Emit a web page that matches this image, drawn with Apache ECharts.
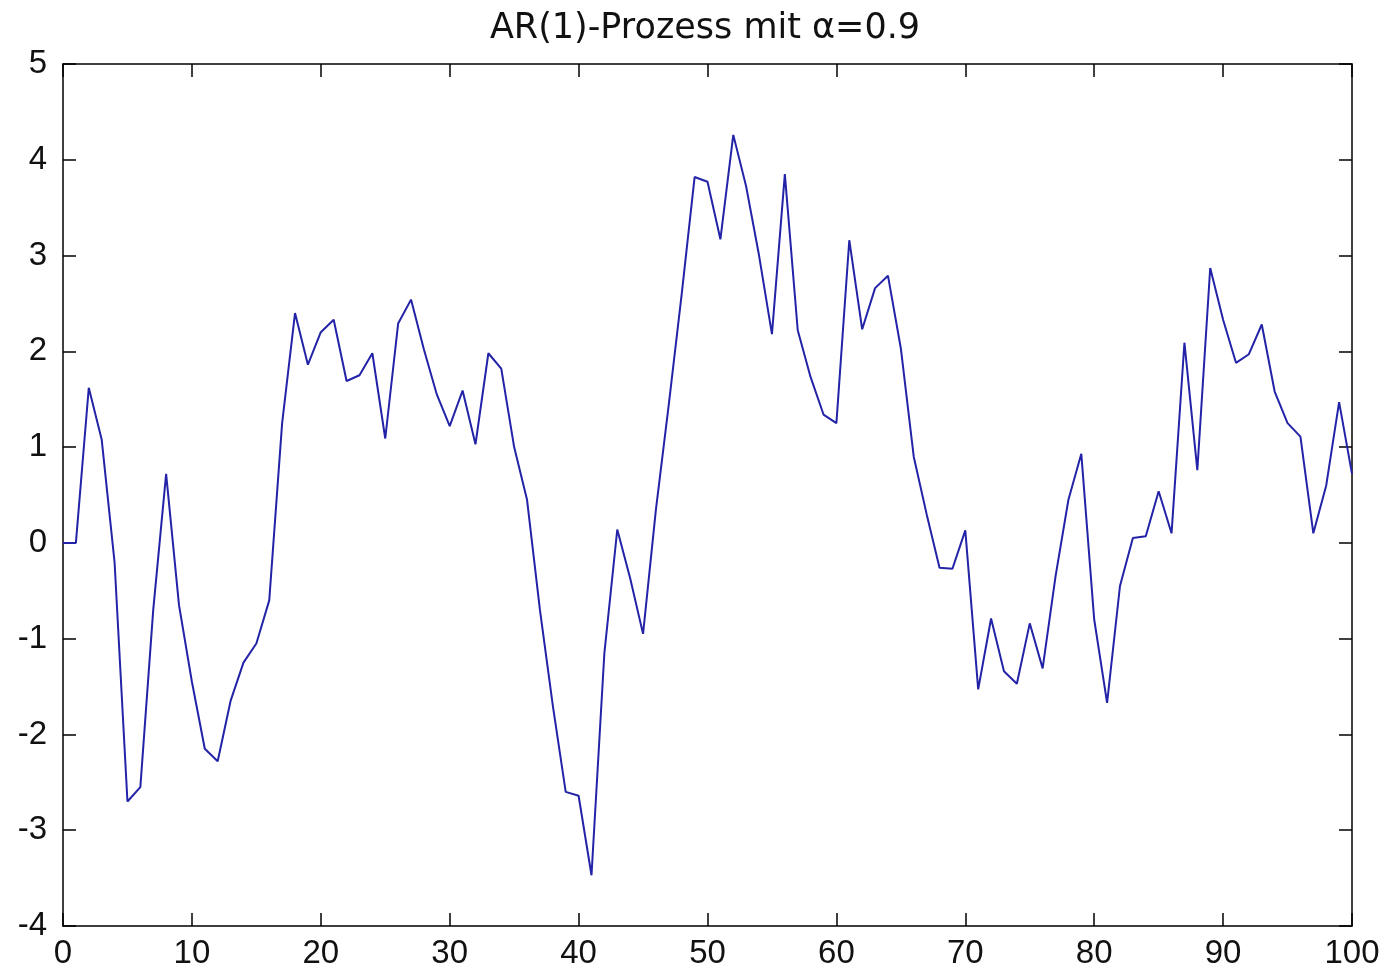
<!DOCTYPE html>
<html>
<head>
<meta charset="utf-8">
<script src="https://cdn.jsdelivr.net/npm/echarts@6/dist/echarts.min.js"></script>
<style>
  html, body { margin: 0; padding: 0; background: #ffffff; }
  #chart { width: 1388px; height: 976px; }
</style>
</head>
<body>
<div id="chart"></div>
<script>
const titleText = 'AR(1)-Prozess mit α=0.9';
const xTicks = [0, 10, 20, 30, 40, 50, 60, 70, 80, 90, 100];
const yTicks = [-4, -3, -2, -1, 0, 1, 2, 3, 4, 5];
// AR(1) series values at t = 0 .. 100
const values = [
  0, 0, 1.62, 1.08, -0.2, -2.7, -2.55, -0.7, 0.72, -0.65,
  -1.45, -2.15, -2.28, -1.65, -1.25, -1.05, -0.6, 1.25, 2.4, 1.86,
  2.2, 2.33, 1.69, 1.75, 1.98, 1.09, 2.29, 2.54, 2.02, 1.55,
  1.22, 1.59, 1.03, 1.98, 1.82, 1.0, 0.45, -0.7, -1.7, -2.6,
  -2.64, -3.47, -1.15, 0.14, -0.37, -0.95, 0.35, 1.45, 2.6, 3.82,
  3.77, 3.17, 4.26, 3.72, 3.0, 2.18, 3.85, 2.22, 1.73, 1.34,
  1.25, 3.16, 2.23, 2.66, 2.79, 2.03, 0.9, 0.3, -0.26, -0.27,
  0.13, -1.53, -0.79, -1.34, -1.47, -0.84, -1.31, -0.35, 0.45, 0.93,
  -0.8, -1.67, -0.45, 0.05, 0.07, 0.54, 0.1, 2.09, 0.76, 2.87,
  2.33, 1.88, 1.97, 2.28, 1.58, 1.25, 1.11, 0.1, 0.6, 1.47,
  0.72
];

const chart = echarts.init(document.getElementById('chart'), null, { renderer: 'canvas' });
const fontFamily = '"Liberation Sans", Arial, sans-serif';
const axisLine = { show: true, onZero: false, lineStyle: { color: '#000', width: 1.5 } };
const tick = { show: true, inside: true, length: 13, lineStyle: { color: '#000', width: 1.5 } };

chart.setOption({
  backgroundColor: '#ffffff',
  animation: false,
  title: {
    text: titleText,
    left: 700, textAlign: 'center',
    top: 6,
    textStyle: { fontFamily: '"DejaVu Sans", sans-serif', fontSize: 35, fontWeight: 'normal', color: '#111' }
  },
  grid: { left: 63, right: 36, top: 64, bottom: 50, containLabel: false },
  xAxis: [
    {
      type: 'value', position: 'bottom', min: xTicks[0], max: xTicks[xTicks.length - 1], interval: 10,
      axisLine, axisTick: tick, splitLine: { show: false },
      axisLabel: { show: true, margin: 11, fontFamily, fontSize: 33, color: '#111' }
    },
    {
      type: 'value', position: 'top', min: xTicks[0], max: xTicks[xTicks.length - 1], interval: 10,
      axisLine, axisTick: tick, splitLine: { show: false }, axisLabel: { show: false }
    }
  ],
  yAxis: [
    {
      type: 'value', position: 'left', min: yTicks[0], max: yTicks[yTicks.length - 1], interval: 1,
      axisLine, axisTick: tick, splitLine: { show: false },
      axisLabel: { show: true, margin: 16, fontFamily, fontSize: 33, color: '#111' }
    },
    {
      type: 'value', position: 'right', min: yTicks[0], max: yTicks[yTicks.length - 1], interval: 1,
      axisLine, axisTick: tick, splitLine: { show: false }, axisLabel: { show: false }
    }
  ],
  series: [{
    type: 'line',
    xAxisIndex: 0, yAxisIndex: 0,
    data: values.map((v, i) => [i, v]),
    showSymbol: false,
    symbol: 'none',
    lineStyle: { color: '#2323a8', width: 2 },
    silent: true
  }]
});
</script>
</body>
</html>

::::::

### [Goal of the exercise]
Repeat the full listing above exactly, with no pictures in the copy.

### [Task solution]
Emit a web page that matches this image, drawn with Apache ECharts.
<!DOCTYPE html>
<html>
<head>
<meta charset="utf-8">
<script src="https://cdn.jsdelivr.net/npm/echarts@6/dist/echarts.min.js"></script>
<style>
  html, body { margin: 0; padding: 0; background: #ffffff; }
  #chart { width: 1388px; height: 976px; }
</style>
</head>
<body>
<div id="chart"></div>
<script>
const titleText = 'AR(1)-Prozess mit α=0.9';
const xTicks = [0, 10, 20, 30, 40, 50, 60, 70, 80, 90, 100];
const yTicks = [-4, -3, -2, -1, 0, 1, 2, 3, 4, 5];
// AR(1) series values at t = 0 .. 100
const values = [
  0, 0, 1.62, 1.08, -0.2, -2.7, -2.55, -0.7, 0.72, -0.65,
  -1.45, -2.15, -2.28, -1.65, -1.25, -1.05, -0.6, 1.25, 2.4, 1.86,
  2.2, 2.33, 1.69, 1.75, 1.98, 1.09, 2.29, 2.54, 2.02, 1.55,
  1.22, 1.59, 1.03, 1.98, 1.82, 1.0, 0.45, -0.7, -1.7, -2.6,
  -2.64, -3.47, -1.15, 0.14, -0.37, -0.95, 0.35, 1.45, 2.6, 3.82,
  3.77, 3.17, 4.26, 3.72, 3.0, 2.18, 3.85, 2.22, 1.73, 1.34,
  1.25, 3.16, 2.23, 2.66, 2.79, 2.03, 0.9, 0.3, -0.26, -0.27,
  0.13, -1.53, -0.79, -1.34, -1.47, -0.84, -1.31, -0.35, 0.45, 0.93,
  -0.8, -1.67, -0.45, 0.05, 0.07, 0.54, 0.1, 2.09, 0.76, 2.87,
  2.33, 1.88, 1.97, 2.28, 1.58, 1.25, 1.11, 0.1, 0.6, 1.47,
  0.72
];

const chart = echarts.init(document.getElementById('chart'), null, { renderer: 'canvas' });
const fontFamily = '"Liberation Sans", Arial, sans-serif';
const axisLine = { show: true, onZero: false, lineStyle: { color: '#000', width: 1.5 } };
const tick = { show: true, inside: true, length: 13, lineStyle: { color: '#000', width: 1.5 } };

chart.setOption({
  backgroundColor: '#ffffff',
  animation: false,
  title: {
    text: titleText,
    left: 700, textAlign: 'center',
    top: 6,
    textStyle: { fontFamily: '"DejaVu Sans", sans-serif', fontSize: 35, fontWeight: 'normal', color: '#111' }
  },
  grid: { left: 63, right: 36, top: 64, bottom: 50, containLabel: false },
  xAxis: [
    {
      type: 'value', position: 'bottom', min: xTicks[0], max: xTicks[xTicks.length - 1], interval: 10,
      axisLine, axisTick: tick, splitLine: { show: false },
      axisLabel: { show: true, margin: 11, fontFamily, fontSize: 33, color: '#111' }
    },
    {
      type: 'value', position: 'top', min: xTicks[0], max: xTicks[xTicks.length - 1], interval: 10,
      axisLine, axisTick: tick, splitLine: { show: false }, axisLabel: { show: false }
    }
  ],
  yAxis: [
    {
      type: 'value', position: 'left', min: yTicks[0], max: yTicks[yTicks.length - 1], interval: 1,
      axisLine, axisTick: tick, splitLine: { show: false },
      axisLabel: { show: true, margin: 16, fontFamily, fontSize: 33, color: '#111' }
    },
    {
      type: 'value', position: 'right', min: yTicks[0], max: yTicks[yTicks.length - 1], interval: 1,
      axisLine, axisTick: tick, splitLine: { show: false }, axisLabel: { show: false }
    }
  ],
  series: [{
    type: 'line',
    xAxisIndex: 0, yAxisIndex: 0,
    data: values.map((v, i) => [i, v]),
    showSymbol: false,
    symbol: 'none',
    lineStyle: { color: '#2323a8', width: 2 },
    silent: true
  }]
});
</script>
</body>
</html>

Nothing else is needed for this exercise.